# [INPUT RECORDS]
+ + + + +

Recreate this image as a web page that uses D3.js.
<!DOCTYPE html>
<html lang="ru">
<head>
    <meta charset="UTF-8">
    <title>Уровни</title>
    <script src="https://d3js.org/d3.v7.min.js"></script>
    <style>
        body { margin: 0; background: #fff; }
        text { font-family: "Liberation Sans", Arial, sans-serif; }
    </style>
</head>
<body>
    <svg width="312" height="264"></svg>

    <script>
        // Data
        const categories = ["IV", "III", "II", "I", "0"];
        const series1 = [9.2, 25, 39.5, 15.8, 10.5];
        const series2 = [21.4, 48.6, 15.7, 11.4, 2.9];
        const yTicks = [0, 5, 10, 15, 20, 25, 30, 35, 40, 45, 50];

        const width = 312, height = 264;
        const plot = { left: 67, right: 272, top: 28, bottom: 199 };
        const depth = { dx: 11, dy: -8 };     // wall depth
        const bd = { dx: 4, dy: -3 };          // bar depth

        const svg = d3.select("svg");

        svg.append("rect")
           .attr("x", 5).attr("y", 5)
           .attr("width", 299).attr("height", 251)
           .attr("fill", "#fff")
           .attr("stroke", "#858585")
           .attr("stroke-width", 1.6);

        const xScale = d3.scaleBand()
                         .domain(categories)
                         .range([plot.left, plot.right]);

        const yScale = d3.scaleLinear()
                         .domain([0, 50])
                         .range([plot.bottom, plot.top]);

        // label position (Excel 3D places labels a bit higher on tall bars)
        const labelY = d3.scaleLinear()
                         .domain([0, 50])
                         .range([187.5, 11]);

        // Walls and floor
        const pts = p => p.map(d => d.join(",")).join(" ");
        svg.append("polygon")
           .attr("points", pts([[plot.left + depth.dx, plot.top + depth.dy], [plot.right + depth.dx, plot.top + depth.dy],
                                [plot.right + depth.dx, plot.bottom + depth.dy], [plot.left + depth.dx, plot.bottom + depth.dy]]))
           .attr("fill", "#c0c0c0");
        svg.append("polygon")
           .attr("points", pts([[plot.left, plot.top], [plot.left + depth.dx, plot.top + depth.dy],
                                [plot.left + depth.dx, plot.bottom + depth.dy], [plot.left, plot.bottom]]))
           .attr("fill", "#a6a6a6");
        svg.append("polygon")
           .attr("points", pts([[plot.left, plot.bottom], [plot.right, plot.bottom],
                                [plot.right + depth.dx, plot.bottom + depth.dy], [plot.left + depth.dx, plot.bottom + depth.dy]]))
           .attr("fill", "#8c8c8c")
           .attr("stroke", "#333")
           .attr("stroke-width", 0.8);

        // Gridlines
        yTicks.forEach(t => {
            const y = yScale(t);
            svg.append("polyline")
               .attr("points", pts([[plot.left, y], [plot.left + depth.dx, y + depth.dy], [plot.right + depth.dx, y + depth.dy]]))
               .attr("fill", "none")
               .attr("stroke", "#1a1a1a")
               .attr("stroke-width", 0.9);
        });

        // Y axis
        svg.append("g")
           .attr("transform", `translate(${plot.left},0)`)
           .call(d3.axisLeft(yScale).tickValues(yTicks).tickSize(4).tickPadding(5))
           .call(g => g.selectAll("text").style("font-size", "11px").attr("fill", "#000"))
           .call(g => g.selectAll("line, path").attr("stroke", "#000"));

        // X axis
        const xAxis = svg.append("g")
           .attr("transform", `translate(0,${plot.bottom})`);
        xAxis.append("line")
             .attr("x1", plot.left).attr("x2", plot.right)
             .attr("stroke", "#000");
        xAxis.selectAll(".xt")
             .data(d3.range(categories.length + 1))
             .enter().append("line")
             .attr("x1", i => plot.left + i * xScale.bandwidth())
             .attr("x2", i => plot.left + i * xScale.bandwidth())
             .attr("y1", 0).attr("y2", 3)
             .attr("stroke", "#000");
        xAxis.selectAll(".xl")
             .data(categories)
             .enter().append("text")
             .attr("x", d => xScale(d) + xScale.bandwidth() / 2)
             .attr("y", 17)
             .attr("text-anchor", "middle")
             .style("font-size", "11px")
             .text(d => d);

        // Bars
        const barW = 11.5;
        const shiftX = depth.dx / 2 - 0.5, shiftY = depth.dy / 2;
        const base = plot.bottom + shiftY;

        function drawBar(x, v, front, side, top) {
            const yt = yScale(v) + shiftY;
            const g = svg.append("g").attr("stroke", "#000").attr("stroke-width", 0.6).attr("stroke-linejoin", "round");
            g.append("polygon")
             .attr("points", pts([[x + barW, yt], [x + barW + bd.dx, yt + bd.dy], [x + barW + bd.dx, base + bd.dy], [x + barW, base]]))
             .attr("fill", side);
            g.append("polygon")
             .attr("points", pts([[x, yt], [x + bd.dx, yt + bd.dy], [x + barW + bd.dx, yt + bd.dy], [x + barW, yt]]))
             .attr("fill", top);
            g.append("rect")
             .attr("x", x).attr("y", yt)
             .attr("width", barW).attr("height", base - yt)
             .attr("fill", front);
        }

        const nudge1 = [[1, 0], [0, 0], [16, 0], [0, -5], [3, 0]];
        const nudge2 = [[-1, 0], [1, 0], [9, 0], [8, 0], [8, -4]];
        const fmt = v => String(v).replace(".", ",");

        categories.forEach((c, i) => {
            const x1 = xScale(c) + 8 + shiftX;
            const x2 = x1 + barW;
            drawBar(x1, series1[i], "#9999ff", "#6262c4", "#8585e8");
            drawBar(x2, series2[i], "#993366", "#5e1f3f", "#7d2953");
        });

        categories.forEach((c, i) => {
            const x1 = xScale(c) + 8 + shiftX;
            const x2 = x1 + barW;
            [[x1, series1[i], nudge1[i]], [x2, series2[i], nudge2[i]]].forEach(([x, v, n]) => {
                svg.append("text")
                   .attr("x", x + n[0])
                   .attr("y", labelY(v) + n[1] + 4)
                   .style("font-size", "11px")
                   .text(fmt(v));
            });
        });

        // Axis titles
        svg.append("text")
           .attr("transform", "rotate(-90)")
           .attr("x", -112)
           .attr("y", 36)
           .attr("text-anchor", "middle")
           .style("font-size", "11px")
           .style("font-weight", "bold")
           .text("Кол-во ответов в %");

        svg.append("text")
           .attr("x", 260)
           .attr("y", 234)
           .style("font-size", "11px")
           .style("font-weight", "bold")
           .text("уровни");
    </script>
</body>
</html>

+ + + + +

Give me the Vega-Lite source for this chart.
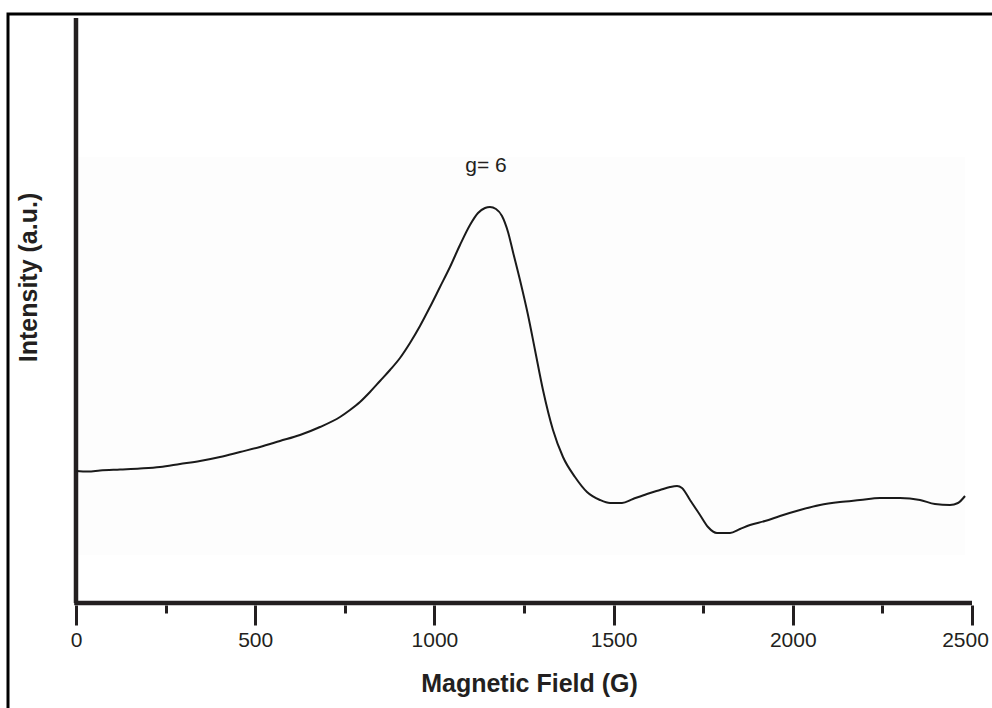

+ + + + +

# [YOUR TASK]
Pull out each line of the records holding the string "this".

# [TASK OUTPUT]
Recreate this image as a web page that uses D3.js.
Give me the Vega-Lite source for this chart.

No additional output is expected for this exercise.